The campus is currently situated on a 41-acre tract of land and has seven buildings which house instructional space and various administrative functions. A seven-acre Arboretum/Environmental Science Outdoor Laboratory is also part of the campus. It has been designated as a Project WILD Education Site by the NC Wildlife Resources Commission. The site is open to the public for self-guided tours and over the years has been used as part of curricular and continuing education classroom for instruction.

The College currently has about 20 curricular programs in which students may seek degrees, diplomas and short term skills based certificates. Most recently the College has added an Associate of Fine Arts Degree in Visual Arts, in addition to diplomas in high demand occupational training in Building Construction, Plumbing and other construction related technologies. The College offers a Lateral Entry Teacher Certificate tailored to meet the need of public schools within the region desiring to fully credential educators who have entered the classroom without the advantage of full unrestricted licensure.

The College also has taken greater strides to provide transfer opportunities for students to pursue higher-level degrees. Through the North Carolina Community College System, a formal transfer agreement has been established with the 16-member University of North Carolina System, as well as with a variety of private colleges.

In addition to conventional classroom instruction, the College has expanded its distance learning studies to include Internet-based courses. It has increased efforts with area school systems to provide more opportunities for high school students to take college courses, either on the RCCC campus or at their respective high schools.

Greater focus also has been placed on meeting the existing and future workforce needs of area business and industry through the Division of Continuing Education and Workforce Development.

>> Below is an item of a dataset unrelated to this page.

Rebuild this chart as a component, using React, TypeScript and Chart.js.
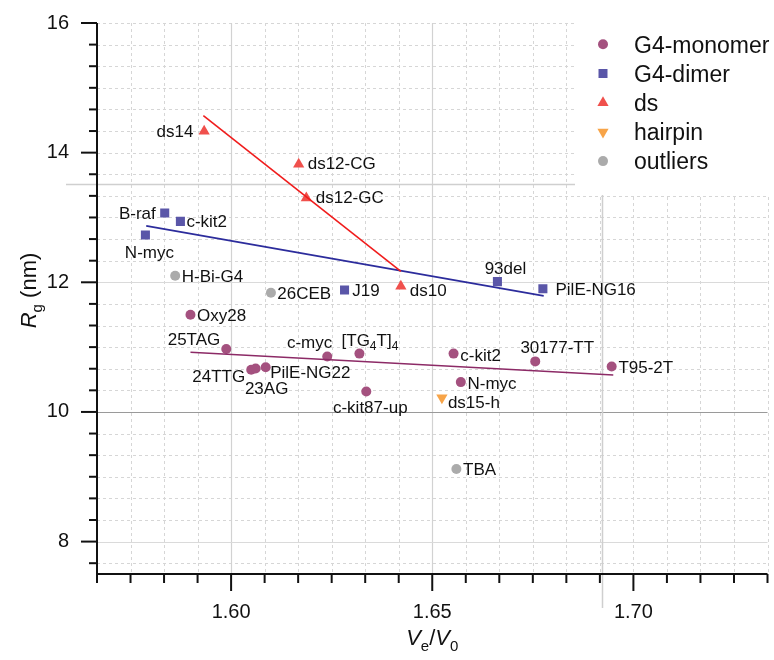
import React, { useEffect, useRef } from 'react';
import { Chart, registerables } from 'chart.js';

Chart.register(...registerables);

const FONT = '"Liberation Sans", Arial, Helvetica, sans-serif';

// ---- data ----
// G4 monomers
const monomerNames = ['Oxy28', '25TAG', '24TTG', '23AG', 'PilE-NG22', 'c-myc', '[TG_4T]_4', 'c-kit87-up', 'c-kit2', 'N-myc', '30177-TT', 'T95-2T'];
const monomerX = [1.5899, 1.5988, 1.605, 1.6061, 1.6086, 1.6239, 1.6319, 1.6336, 1.6553, 1.6571, 1.6756, 1.6946];
const monomerY = [11.5, 10.97, 10.65, 10.67, 10.69, 10.855, 10.9, 10.315, 10.9, 10.46, 10.78, 10.7];

// G4 dimers
const dimerNames = ['B-raf', 'c-kit2', 'N-myc', 'J19', '93del', 'PilE-NG16'];
const dimerX = [1.5835, 1.5874, 1.5787, 1.6282, 1.6662, 1.6775];
const dimerY = [13.07, 12.94, 12.73, 11.88, 12.01, 11.9];

// double strands
const dsNames = ['ds14', 'ds12-CG', 'ds12-GC', 'ds10'];
const dsX = [1.5933, 1.6168, 1.6187, 1.6422];
const dsY = [14.33, 13.82, 13.3, 11.94];

// hairpin
const hairpinNames = ['ds15-h'];
const hairpinX = [1.6524];
const hairpinY = [10.22];

// outliers
const outlierNames = ['H-Bi-G4', '26CEB', 'TBA'];
const outlierX = [1.5861, 1.6099, 1.656];
const outlierY = [12.1, 11.84, 9.12];

// linear fits (end points)
const fitMonomerX = [1.5899, 1.695];
const fitMonomerY = [10.92, 10.57];
const fitDimerX = [1.5789, 1.6777];
const fitDimerY = [12.87, 11.79];
const fitDsX = [1.5931, 1.6422];
const fitDsY = [14.57, 12.17];

// axes
const xMajorTicks = [1.6, 1.65, 1.7];
const yMajorTicks = [8, 10, 12, 14, 16];
const X_MIN = 1.6 - 4 / 120;
const X_MAX = 1.7 + 4 / 120;
const Y_MIN = 7.5;
const Y_MAX = 16;
const X_MINOR_PER_UNIT = 120;
const Y_MINOR_PER_UNIT = 3;

// ---- styles ----
const COLORS = {
  monomer: '#a4517f',
  dimer: '#5a56a8',
  ds: '#f0504c',
  hairpin: '#f7a448',
  outlier: '#ababab',
  fitMonomer: '#8c2a66',
  fitDimer: '#2c2c9c',
  fitDs: '#f01c1c',
};

type Align = 'left' | 'center' | 'right';
// [dx, dy, align] relative to the marker centre
const labelPlacement: Record<string, Record<string, [number, number, Align]>> = {
  monomer: {
    'Oxy28': [6.6, 0, 'left'],
    '25TAG': [-6, -10, 'right'],
    '24TTG': [-6, 6, 'right'],
    '23AG': [11, 19, 'center'],
    'PilE-NG22': [4.5, 4.5, 'left'],
    'c-myc': [5, -15, 'right'],
    '[TG_4T]_4': [10.5, -14, 'center'],
    'c-kit87-up': [4, 15, 'center'],
    'c-kit2': [6.7, 1, 'left'],
    'N-myc': [6.7, 1, 'left'],
    '30177-TT': [22, -14.5, 'center'],
    'T95-2T': [6.7, 0.6, 'left'],
  },
  dimer: {
    'B-raf': [-9, 0, 'right'],
    'c-kit2': [6, 0, 'left'],
    'N-myc': [4, 17, 'center'],
    'J19': [7.7, 0, 'left'],
    '93del': [8, -13.5, 'center'],
    'PilE-NG16': [12.6, 0, 'left'],
  },
  ds: {
    'ds14': [-10.7, 0, 'right'],
    'ds12-CG': [9, -1.5, 'left'],
    'ds12-GC': [9.4, -1.5, 'left'],
    'ds10': [9, 4, 'left'],
  },
  hairpin: {
    'ds15-h': [6, 4, 'left'],
  },
  outlier: {
    'H-Bi-G4': [6.6, 0, 'left'],
    '26CEB': [6.3, 0, 'left'],
    'TBA': [6.7, 0, 'left'],
  },
};

type Seg = { t: string; sub?: boolean; italic?: boolean };

// "_x" marks a single subscript character
function parseMarkup(s: string): Seg[] {
  const segs: Seg[] = [];
  let buf = '';
  for (let i = 0; i < s.length; i++) {
    if (s[i] === '_' && i + 1 < s.length) {
      if (buf) segs.push({ t: buf });
      buf = '';
      segs.push({ t: s[i + 1], sub: true });
      i++;
    } else {
      buf += s[i];
    }
  }
  if (buf) segs.push({ t: buf });
  return segs;
}

function drawRich(ctx: CanvasRenderingContext2D, segs: Seg[], x: number, yMid: number, size: number, align: Align, color = '#111') {
  const subSize = Math.round(size * 0.68);
  const fontFor = (s: Seg) => `${s.italic ? 'italic ' : ''}${s.sub ? subSize : size}px ${FONT}`;
  const widths = segs.map((s) => {
    ctx.font = fontFor(s);
    return ctx.measureText(s.t).width;
  });
  const total = widths.reduce((a, b) => a + b, 0);
  let cx = align === 'left' ? x : align === 'center' ? x - total / 2 : x - total;
  const base = yMid + size * 0.36;
  ctx.fillStyle = color;
  ctx.textAlign = 'left';
  ctx.textBaseline = 'alphabetic';
  segs.forEach((s, i) => {
    ctx.font = fontFor(s);
    ctx.fillText(s.t, cx, s.sub ? base + size * 0.28 : base);
    cx += widths[i];
  });
}

function drawMarker(ctx: CanvasRenderingContext2D, kind: string, x: number, y: number, color: string) {
  ctx.fillStyle = color;
  ctx.beginPath();
  if (kind === 'circle') {
    ctx.arc(x, y, 5, 0, Math.PI * 2);
  } else if (kind === 'rect') {
    ctx.rect(x - 4.5, y - 4.5, 9, 9);
  } else if (kind === 'up') {
    ctx.moveTo(x, y - 6.5);
    ctx.lineTo(x + 5.6, y + 3.25);
    ctx.lineTo(x - 5.6, y + 3.25);
    ctx.closePath();
  } else {
    ctx.moveTo(x, y + 6.5);
    ctx.lineTo(x + 5.6, y - 3.25);
    ctx.lineTo(x - 5.6, y - 3.25);
    ctx.closePath();
  }
  ctx.fill();
}

const legendItems = [
  { label: 'G4-monomer', kind: 'circle', color: COLORS.monomer },
  { label: 'G4-dimer', kind: 'rect', color: COLORS.dimer },
  { label: 'ds', kind: 'up', color: COLORS.ds },
  { label: 'hairpin', kind: 'down', color: COLORS.hairpin },
  { label: 'outliers', kind: 'circle', color: COLORS.outlier },
];

const decorPlugin = {
  id: 'decor',
  beforeDraw(chart: any) {
    const { ctx, chartArea: a, scales } = chart;
    const xs = scales.x;
    const ys = scales.y;
    ctx.save();
    // minor dashed grid
    ctx.lineWidth = 1;
    ctx.strokeStyle = '#d6d6d6';
    ctx.setLineDash([3, 3]);
    const solidX = [1.6, 1.65];
    const solidY = [8, 10, 12];
    for (let k = Math.ceil(X_MIN * X_MINOR_PER_UNIT - 1e-6); k <= Math.floor(X_MAX * X_MINOR_PER_UNIT + 1e-6); k++) {
      const v = k / X_MINOR_PER_UNIT;
      if (solidX.some((s) => Math.abs(s - v) < 1e-6)) continue;
      const px = Math.round(xs.getPixelForValue(v)) + 0.5;
      ctx.beginPath();
      ctx.moveTo(px, a.top);
      ctx.lineTo(px, a.bottom);
      ctx.stroke();
    }
    for (let k = Math.ceil(Y_MIN * Y_MINOR_PER_UNIT - 1e-6); k <= Math.floor(Y_MAX * Y_MINOR_PER_UNIT + 1e-6); k++) {
      const v = k / Y_MINOR_PER_UNIT;
      if (solidY.some((s) => Math.abs(s - v) < 1e-6)) continue;
      const py = Math.round(ys.getPixelForValue(v)) + 0.5;
      ctx.beginPath();
      ctx.moveTo(a.left, py);
      ctx.lineTo(a.right, py);
      ctx.stroke();
    }
    ctx.setLineDash([]);
    // solid major grid
    ctx.lineWidth = 1.2;
    solidX.forEach((v) => {
      const px = Math.round(xs.getPixelForValue(v)) + 0.5;
      ctx.strokeStyle = '#d2d2d2';
      ctx.beginPath();
      ctx.moveTo(px, a.top);
      ctx.lineTo(px, a.bottom);
      ctx.stroke();
    });
    solidY.forEach((v) => {
      const py = Math.round(ys.getPixelForValue(v)) + 0.5;
      ctx.strokeStyle = v === 10 ? '#9a9a9a' : '#dadada';
      ctx.beginPath();
      ctx.moveTo(a.left, py);
      ctx.lineTo(a.right, py);
      ctx.stroke();
    });
    // stray reference lines
    ctx.strokeStyle = '#cfcfcf';
    ctx.lineWidth = 1.5;
    const hy = Math.round(ys.getPixelForValue(13.52)) + 0.5;
    ctx.beginPath();
    ctx.moveTo(a.left - 31, hy);
    ctx.lineTo(a.right, hy);
    ctx.stroke();
    const vx = Math.round(xs.getPixelForValue(1.6922)) + 0.5;
    ctx.beginPath();
    ctx.moveTo(vx, a.top);
    ctx.lineTo(vx, a.bottom + 34);
    ctx.stroke();
    // legend background
    ctx.fillStyle = '#ffffff';
    ctx.fillRect(575, 0, chart.width - 575, 195);
    ctx.restore();
  },
  afterDatasetsDraw(chart: any) {
    const { ctx } = chart;
    ctx.save();
    chart.data.datasets.forEach((ds: any, di: number) => {
      if (!ds.group) return;
      const meta = chart.getDatasetMeta(di);
      const place = labelPlacement[ds.group];
      ds.names.forEach((name: string, i: number) => {
        const el = meta.data[i];
        const p = place[name] || [6, 0, 'left'];
        drawRich(ctx, parseMarkup(name), el.x + p[0], el.y + p[1], 17, p[2]);
      });
    });
    ctx.restore();
  },
  afterDraw(chart: any) {
    const { ctx, chartArea: a, scales } = chart;
    const xs = scales.x;
    const ys = scales.y;
    ctx.save();
    ctx.strokeStyle = '#111';
    ctx.lineWidth = 2;
    // axis lines
    ctx.beginPath();
    ctx.moveTo(a.left, a.top);
    ctx.lineTo(a.left, a.bottom);
    ctx.lineTo(a.right, a.bottom);
    ctx.stroke();
    // x ticks
    for (let k = Math.ceil(X_MIN * X_MINOR_PER_UNIT - 1e-6); k <= Math.floor(X_MAX * X_MINOR_PER_UNIT + 1e-6); k++) {
      const v = k / X_MINOR_PER_UNIT;
      const major = xMajorTicks.some((s) => Math.abs(s - v) < 1e-6);
      const px = xs.getPixelForValue(v);
      ctx.beginPath();
      ctx.moveTo(px, a.bottom);
      ctx.lineTo(px, a.bottom + (major ? 17 : 9));
      ctx.stroke();
    }
    // y ticks
    for (let k = Math.ceil(Y_MIN * Y_MINOR_PER_UNIT - 1e-6); k <= Math.floor(Y_MAX * Y_MINOR_PER_UNIT + 1e-6); k++) {
      const v = k / Y_MINOR_PER_UNIT;
      const major = yMajorTicks.some((s) => Math.abs(s - v) < 1e-6);
      const py = ys.getPixelForValue(v);
      ctx.beginPath();
      ctx.moveTo(a.left, py);
      ctx.lineTo(a.left - (major ? 16 : 8), py);
      ctx.stroke();
    }
    // axis titles
    drawRich(ctx, [{ t: 'V', italic: true }, { t: 'e', sub: true }, { t: '/' }, { t: 'V', italic: true }, { t: '0', sub: true }], (a.left + a.right) / 2, 637, 22, 'center');
    ctx.translate(28, (a.top + a.bottom) / 2 - 8);
    ctx.rotate(-Math.PI / 2);
    drawRich(ctx, [{ t: 'R', italic: true }, { t: 'g', sub: true }, { t: ' (nm)' }], 0, 0, 22, 'center');
    ctx.setTransform(1, 0, 0, 1, 0, 0);
    // legend
    legendItems.forEach((it, i) => {
      const y = 44.3 + i * 29.2;
      drawMarker(ctx, it.kind, 603, y, it.color);
      drawRich(ctx, [{ t: it.label }], 634, y, 23, 'left');
    });
    ctx.restore();
  },
};

function points(xs: number[], ys: number[]) {
  return xs.map((x, i) => ({ x, y: ys[i] }));
}

export default function App() {
  const ref = useRef<HTMLCanvasElement>(null);
  useEffect(() => {
    document.body.style.margin = '0';
    const canvas = ref.current;
    if (!canvas) return;
    const lineSet = (xs: number[], ys: number[], color: string) => ({
      data: points(xs, ys),
      showLine: true,
      borderColor: color,
      borderWidth: 1.6,
      pointRadius: 0,
      fill: false,
    });
    const pointSet = (group: string, names: string[], xs: number[], ys: number[], color: string, style: string, radius: number, rotation = 0) => ({
      group,
      names,
      data: points(xs, ys),
      backgroundColor: color,
      borderWidth: 0,
      pointStyle: style,
      pointRadius: radius,
      rotation,
    });
    const noPad = (s: any) => {
      s.paddingTop = 0;
      s.paddingBottom = 0;
      s.paddingLeft = 0;
      s.paddingRight = 0;
    };
    const chart = new Chart(canvas, {
      type: 'scatter',
      data: {
        datasets: [
          lineSet(fitDsX, fitDsY, COLORS.fitDs),
          lineSet(fitDimerX, fitDimerY, COLORS.fitDimer),
          lineSet(fitMonomerX, fitMonomerY, COLORS.fitMonomer),
          pointSet('ds', dsNames, dsX, dsY, COLORS.ds, 'triangle', 6.5),
          pointSet('hairpin', hairpinNames, hairpinX, hairpinY, COLORS.hairpin, 'triangle', 6.5, 180),
          pointSet('dimer', dimerNames, dimerX, dimerY, COLORS.dimer, 'rect', 6.4),
          pointSet('monomer', monomerNames, monomerX, monomerY, COLORS.monomer, 'circle', 5),
          pointSet('outlier', outlierNames, outlierX, outlierY, COLORS.outlier, 'circle', 5),
        ] as any,
      },
      options: {
        responsive: false,
        animation: false,
        devicePixelRatio: 1,
        events: [],
        layout: { padding: { top: 23, right: 2, left: 0, bottom: 0 } },
        plugins: { legend: { display: false }, tooltip: { enabled: false } },
        scales: {
          x: {
            type: 'linear',
            min: X_MIN,
            max: X_MAX,
            grid: { display: false },
            border: { display: false },
            ticks: {
              padding: 18,
              color: '#111',
              font: { family: FONT, size: 20 },
              callback: (v: any) => Number(v).toFixed(2),
            },
            afterBuildTicks: (s: any) => {
              s.ticks = xMajorTicks.map((value) => ({ value }));
            },
            afterFit: (s: any) => {
              s.height = 86;
              noPad(s);
            },
          },
          y: {
            type: 'linear',
            min: Y_MIN,
            max: Y_MAX,
            grid: { display: false },
            border: { display: false },
            ticks: {
              padding: 20,
              color: '#111',
              font: { family: FONT, size: 20 },
              callback: (v: any) => String(Math.round(Number(v))),
            },
            afterBuildTicks: (s: any) => {
              s.ticks = yMajorTicks.map((value) => ({ value }));
            },
            afterFit: (s: any) => {
              s.width = 97;
              noPad(s);
            },
          },
        },
      } as any,
      plugins: [decorPlugin],
    });
    return () => chart.destroy();
  }, []);
  return (
    <div style={{ width: 774, height: 660 }}>
      <canvas ref={ref} width={774} height={660} style={{ display: 'block', width: 774, height: 660 }} />
    </div>
  );
}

The Continuing Education & Workforce Development Division also has continued to meet business needs by setting up basic or occupational related classes within local industries as well as developing Focused Industrial Training (FIT) opportunities. Its Small Business component works on a one to one basis with individuals and small companies wanting to start and or enhance a small business enterprise.

Roanoke-Chowan Community College has a strong tradition of building from the past and improving the present as it moves toward meeting the needs of tomorrow. And while the College is proud of its past, it realizes that its longevity is merely a stepping stone to the future.